TASK DESCRIPTION: Retype nothing but the lines from the start of the material up to and including the line with "80, 90, 100];". Pictures don't belong in the copy.

DATA SHOWN:
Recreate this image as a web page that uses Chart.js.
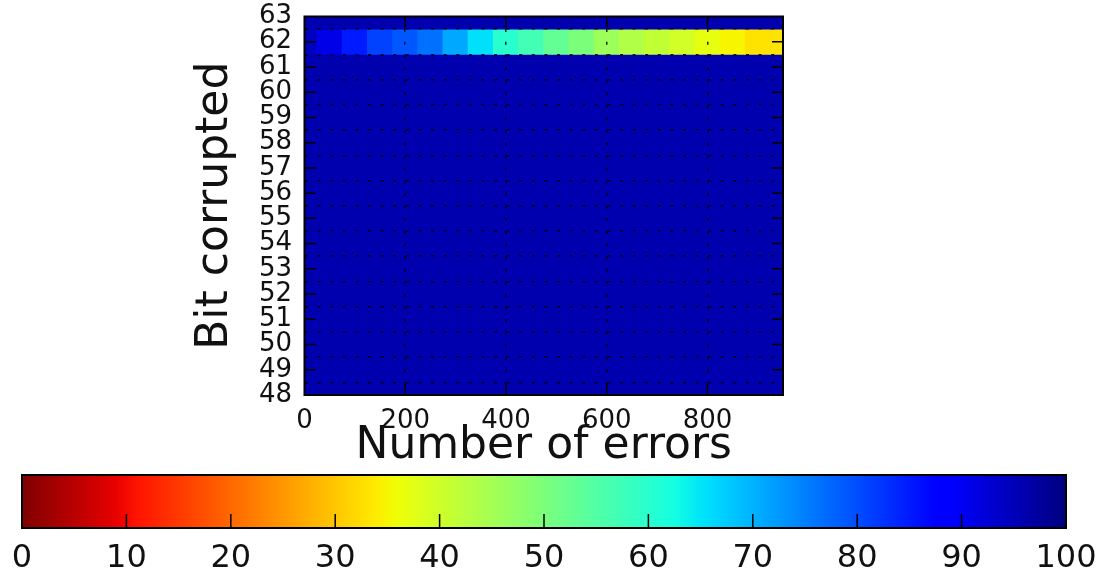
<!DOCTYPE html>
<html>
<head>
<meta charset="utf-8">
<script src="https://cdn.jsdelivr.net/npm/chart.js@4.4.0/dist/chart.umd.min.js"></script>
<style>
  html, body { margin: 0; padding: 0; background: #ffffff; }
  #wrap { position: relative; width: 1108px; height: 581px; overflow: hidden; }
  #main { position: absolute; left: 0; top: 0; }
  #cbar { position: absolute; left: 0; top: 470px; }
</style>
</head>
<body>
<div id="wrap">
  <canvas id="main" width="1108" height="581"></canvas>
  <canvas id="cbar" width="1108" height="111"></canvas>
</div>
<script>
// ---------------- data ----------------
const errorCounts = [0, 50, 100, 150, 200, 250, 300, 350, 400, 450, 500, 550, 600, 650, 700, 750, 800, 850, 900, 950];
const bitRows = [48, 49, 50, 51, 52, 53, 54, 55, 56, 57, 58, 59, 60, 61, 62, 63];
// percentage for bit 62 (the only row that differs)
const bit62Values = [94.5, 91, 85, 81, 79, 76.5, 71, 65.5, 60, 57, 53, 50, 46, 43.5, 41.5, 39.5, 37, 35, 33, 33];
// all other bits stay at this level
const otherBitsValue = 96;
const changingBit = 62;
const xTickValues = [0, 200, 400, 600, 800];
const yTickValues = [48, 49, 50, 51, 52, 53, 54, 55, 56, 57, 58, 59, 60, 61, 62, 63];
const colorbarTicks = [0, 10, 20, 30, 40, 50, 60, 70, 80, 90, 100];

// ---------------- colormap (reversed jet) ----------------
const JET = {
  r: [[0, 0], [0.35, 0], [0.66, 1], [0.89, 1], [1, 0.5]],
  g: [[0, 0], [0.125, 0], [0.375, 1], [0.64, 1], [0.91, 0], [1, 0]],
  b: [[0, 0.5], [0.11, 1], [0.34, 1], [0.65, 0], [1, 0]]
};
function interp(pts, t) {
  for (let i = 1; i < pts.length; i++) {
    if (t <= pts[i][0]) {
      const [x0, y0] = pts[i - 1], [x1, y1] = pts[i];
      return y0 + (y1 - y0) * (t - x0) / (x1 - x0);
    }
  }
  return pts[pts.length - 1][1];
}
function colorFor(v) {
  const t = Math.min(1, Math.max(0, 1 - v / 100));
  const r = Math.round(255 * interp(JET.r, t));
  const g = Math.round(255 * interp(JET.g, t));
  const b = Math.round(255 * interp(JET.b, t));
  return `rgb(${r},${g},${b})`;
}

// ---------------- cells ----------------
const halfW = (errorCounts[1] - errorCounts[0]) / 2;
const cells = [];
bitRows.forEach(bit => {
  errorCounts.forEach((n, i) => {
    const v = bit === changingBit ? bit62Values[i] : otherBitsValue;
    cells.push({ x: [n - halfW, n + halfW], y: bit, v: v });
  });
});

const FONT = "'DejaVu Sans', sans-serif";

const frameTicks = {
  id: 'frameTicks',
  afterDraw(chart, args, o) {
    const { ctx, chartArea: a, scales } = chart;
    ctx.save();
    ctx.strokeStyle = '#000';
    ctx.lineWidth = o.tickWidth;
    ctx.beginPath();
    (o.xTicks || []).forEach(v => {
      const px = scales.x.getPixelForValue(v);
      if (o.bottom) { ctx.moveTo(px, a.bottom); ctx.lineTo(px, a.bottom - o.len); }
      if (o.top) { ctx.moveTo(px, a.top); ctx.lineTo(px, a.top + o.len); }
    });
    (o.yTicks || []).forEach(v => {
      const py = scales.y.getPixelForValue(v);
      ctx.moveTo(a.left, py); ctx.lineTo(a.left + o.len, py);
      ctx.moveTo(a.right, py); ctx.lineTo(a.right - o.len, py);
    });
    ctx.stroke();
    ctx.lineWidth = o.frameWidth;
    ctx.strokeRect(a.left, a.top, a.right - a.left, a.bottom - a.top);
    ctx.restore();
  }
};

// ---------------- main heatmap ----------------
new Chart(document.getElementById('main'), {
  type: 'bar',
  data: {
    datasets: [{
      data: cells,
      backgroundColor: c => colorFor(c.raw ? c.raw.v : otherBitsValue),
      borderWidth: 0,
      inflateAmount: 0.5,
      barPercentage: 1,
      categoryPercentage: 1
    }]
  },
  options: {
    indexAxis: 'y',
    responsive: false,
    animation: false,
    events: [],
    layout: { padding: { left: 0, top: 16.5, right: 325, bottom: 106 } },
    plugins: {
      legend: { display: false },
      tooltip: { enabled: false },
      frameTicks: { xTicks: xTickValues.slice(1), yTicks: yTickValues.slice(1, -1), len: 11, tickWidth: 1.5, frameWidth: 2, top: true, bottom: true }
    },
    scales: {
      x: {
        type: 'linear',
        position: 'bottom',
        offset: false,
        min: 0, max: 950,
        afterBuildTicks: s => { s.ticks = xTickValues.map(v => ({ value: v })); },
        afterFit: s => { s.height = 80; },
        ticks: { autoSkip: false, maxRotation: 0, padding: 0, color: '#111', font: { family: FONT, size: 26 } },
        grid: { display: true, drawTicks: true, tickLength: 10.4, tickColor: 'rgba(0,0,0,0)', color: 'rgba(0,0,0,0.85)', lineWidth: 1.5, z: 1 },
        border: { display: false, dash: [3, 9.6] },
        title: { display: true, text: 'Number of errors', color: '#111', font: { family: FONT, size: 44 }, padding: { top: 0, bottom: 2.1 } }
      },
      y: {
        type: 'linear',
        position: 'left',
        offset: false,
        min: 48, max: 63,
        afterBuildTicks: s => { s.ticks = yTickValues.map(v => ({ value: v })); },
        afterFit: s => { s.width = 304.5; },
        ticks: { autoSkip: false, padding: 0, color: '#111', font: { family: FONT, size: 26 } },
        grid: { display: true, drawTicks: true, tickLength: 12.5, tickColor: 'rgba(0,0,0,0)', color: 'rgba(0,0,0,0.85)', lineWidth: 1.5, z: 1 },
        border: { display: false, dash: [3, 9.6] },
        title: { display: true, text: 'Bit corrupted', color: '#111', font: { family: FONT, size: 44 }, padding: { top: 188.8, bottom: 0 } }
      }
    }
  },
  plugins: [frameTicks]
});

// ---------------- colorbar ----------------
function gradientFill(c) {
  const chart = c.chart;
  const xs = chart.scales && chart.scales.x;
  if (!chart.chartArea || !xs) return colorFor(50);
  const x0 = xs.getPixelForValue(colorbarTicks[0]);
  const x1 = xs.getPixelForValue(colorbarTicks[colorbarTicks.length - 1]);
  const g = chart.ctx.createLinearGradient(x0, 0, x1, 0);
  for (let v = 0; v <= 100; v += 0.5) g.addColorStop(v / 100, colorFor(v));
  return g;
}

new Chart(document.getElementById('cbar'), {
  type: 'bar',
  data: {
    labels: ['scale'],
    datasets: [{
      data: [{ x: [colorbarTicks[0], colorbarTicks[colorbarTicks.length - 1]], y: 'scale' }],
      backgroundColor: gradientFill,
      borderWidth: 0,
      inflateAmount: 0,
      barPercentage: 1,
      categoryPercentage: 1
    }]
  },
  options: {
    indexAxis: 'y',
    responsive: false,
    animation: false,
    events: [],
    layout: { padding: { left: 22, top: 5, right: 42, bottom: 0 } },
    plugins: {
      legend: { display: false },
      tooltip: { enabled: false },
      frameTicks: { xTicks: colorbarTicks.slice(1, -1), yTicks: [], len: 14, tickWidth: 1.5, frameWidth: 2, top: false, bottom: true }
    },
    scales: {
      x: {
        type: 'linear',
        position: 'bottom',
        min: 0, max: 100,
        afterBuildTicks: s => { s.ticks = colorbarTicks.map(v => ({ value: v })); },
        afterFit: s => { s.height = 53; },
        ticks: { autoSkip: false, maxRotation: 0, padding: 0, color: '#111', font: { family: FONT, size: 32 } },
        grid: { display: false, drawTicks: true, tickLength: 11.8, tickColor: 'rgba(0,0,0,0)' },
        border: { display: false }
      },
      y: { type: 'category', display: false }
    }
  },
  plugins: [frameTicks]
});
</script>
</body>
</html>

THE OUTPUT:
Recreate this image as a web page that uses Chart.js.
<!DOCTYPE html>
<html>
<head>
<meta charset="utf-8">
<script src="https://cdn.jsdelivr.net/npm/chart.js@4.4.0/dist/chart.umd.min.js"></script>
<style>
  html, body { margin: 0; padding: 0; background: #ffffff; }
  #wrap { position: relative; width: 1108px; height: 581px; overflow: hidden; }
  #main { position: absolute; left: 0; top: 0; }
  #cbar { position: absolute; left: 0; top: 470px; }
</style>
</head>
<body>
<div id="wrap">
  <canvas id="main" width="1108" height="581"></canvas>
  <canvas id="cbar" width="1108" height="111"></canvas>
</div>
<script>
// ---------------- data ----------------
const errorCounts = [0, 50, 100, 150, 200, 250, 300, 350, 400, 450, 500, 550, 600, 650, 700, 750, 800, 850, 900, 950];
const bitRows = [48, 49, 50, 51, 52, 53, 54, 55, 56, 57, 58, 59, 60, 61, 62, 63];
// percentage for bit 62 (the only row that differs)
const bit62Values = [94.5, 91, 85, 81, 79, 76.5, 71, 65.5, 60, 57, 53, 50, 46, 43.5, 41.5, 39.5, 37, 35, 33, 33];
// all other bits stay at this level
const otherBitsValue = 96;
const changingBit = 62;
const xTickValues = [0, 200, 400, 600, 800];
const yTickValues = [48, 49, 50, 51, 52, 53, 54, 55, 56, 57, 58, 59, 60, 61, 62, 63];
const colorbarTicks = [0, 10, 20, 30, 40, 50, 60, 70, 80, 90, 100];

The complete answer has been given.